» **Directions for this task**: Of the lines below, count those containing the word "chart". Reply with the number alone.

++++ Data lines

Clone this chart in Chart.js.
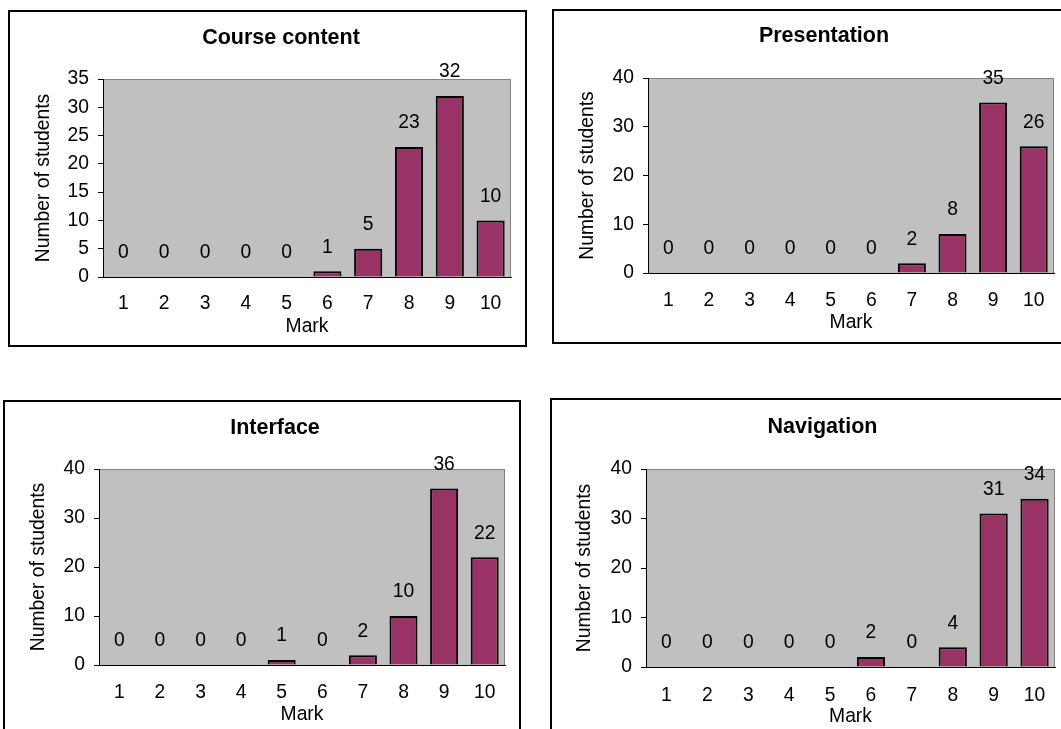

++++++++
++++ Data lines

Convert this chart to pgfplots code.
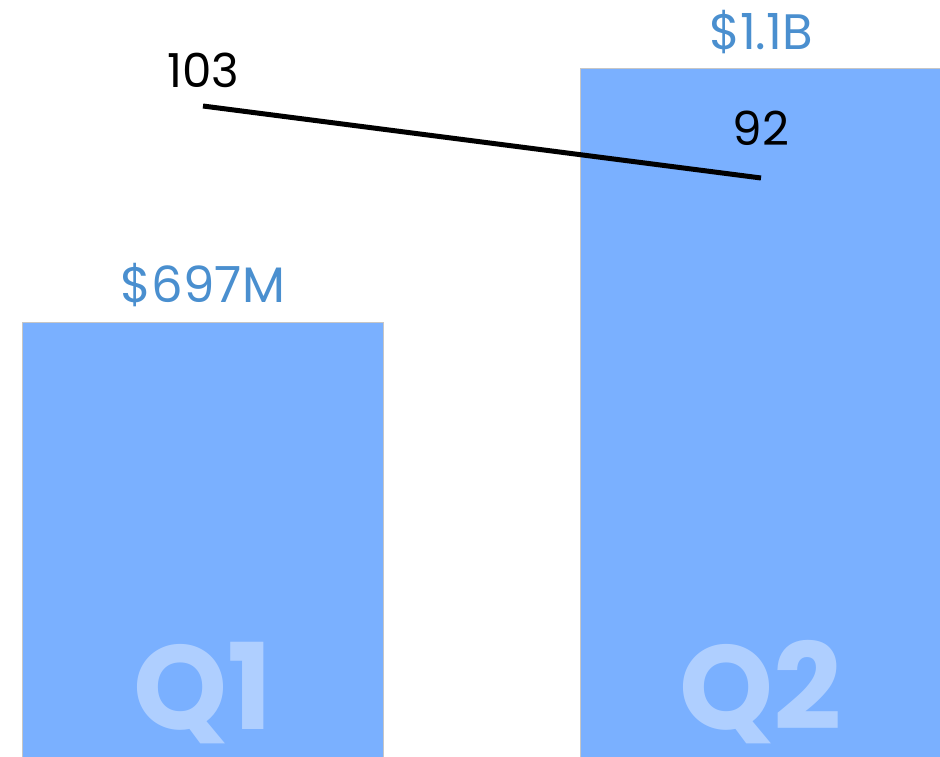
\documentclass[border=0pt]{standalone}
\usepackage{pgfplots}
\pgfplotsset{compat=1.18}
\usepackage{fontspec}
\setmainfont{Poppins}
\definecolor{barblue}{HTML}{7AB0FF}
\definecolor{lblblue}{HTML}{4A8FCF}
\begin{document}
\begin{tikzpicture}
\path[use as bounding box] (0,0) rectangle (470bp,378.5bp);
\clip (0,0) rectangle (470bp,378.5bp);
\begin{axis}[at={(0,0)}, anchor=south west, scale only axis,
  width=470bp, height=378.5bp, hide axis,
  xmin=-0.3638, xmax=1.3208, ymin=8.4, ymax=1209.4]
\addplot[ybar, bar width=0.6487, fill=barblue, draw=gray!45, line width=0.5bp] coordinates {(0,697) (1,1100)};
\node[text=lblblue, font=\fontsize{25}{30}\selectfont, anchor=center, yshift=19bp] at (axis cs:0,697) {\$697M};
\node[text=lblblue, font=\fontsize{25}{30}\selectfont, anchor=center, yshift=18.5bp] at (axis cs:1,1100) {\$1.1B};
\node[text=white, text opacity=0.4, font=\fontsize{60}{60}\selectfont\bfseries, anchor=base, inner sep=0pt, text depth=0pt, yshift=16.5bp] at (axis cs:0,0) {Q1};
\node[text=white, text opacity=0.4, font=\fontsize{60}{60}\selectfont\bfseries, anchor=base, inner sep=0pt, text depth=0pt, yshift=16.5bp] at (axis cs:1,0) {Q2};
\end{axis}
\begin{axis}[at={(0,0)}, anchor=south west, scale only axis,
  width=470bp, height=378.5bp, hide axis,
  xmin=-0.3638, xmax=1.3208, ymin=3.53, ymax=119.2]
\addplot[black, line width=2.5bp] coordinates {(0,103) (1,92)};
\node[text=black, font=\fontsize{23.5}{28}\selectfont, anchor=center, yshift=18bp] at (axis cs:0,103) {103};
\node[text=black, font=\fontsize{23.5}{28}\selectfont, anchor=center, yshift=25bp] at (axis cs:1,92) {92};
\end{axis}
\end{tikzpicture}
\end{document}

++++++++

» **Final result**: 2